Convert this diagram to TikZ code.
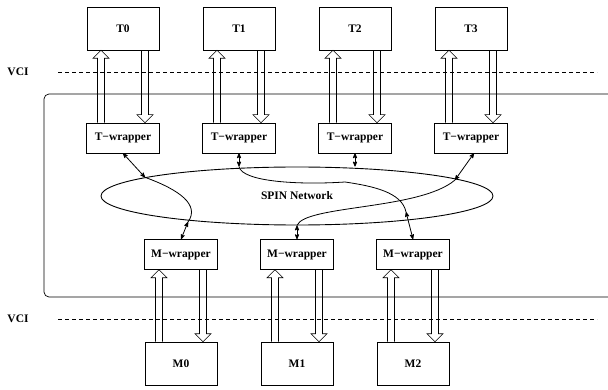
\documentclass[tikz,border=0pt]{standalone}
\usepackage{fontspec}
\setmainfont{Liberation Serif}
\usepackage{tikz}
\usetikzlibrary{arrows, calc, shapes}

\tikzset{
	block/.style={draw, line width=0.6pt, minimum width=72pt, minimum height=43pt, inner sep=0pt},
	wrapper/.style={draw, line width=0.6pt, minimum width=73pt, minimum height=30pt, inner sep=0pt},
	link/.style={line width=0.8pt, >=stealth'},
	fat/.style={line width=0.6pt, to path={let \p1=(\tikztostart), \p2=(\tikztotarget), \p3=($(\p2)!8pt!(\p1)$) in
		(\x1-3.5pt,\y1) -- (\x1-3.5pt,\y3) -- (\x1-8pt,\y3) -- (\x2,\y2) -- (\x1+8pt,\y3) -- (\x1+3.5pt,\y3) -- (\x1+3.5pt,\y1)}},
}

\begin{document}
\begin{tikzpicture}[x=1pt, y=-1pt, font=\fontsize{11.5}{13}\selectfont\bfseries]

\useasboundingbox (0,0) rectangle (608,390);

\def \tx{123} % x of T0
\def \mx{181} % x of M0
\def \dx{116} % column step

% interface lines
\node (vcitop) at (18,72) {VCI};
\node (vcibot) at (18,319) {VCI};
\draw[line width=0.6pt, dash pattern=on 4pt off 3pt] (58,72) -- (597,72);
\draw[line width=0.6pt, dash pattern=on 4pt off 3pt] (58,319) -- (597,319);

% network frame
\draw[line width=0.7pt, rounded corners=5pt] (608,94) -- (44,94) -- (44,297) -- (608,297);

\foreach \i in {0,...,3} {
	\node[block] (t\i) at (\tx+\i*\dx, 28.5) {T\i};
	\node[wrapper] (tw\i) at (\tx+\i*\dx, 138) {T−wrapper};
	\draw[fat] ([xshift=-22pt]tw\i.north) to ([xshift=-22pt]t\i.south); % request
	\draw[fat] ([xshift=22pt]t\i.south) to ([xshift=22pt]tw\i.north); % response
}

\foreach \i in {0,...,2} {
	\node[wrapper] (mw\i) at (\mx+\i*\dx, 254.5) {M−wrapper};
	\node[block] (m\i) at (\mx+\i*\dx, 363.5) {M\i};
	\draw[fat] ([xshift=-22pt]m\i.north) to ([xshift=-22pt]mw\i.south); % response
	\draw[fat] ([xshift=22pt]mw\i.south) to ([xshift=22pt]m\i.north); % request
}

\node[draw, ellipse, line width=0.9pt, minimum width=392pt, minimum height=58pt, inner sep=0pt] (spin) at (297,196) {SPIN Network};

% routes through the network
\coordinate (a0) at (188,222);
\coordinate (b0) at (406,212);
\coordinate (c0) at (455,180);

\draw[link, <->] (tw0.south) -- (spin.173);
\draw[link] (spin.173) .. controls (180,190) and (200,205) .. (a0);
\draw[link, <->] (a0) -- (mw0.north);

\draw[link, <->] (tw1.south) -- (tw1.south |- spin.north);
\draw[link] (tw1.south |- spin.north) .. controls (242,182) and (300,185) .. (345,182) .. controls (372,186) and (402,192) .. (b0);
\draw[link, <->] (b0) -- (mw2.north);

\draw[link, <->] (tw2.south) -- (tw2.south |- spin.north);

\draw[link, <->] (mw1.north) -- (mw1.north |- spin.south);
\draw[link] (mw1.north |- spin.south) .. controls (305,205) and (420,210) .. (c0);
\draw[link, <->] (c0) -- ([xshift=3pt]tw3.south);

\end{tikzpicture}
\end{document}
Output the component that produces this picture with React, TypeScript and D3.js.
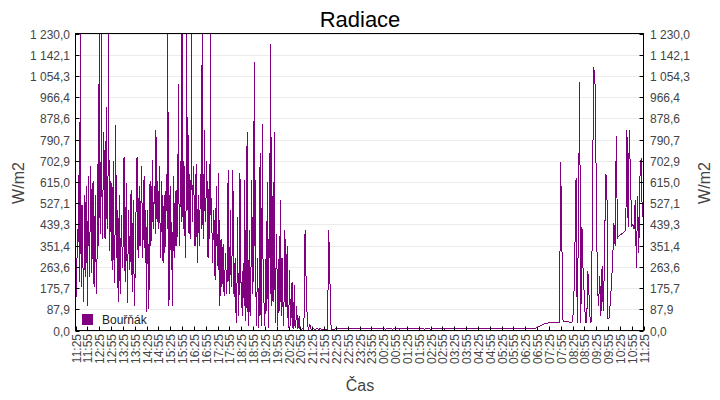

=-=-=-=-=

▶ [Problem description]:
Look through the entries above; copy every line holding the string "this".

▶ [Result of the exercise]:
Convert this diagram to TikZ code.
Output the component that produces this picture with React, TypeScript and D3.js.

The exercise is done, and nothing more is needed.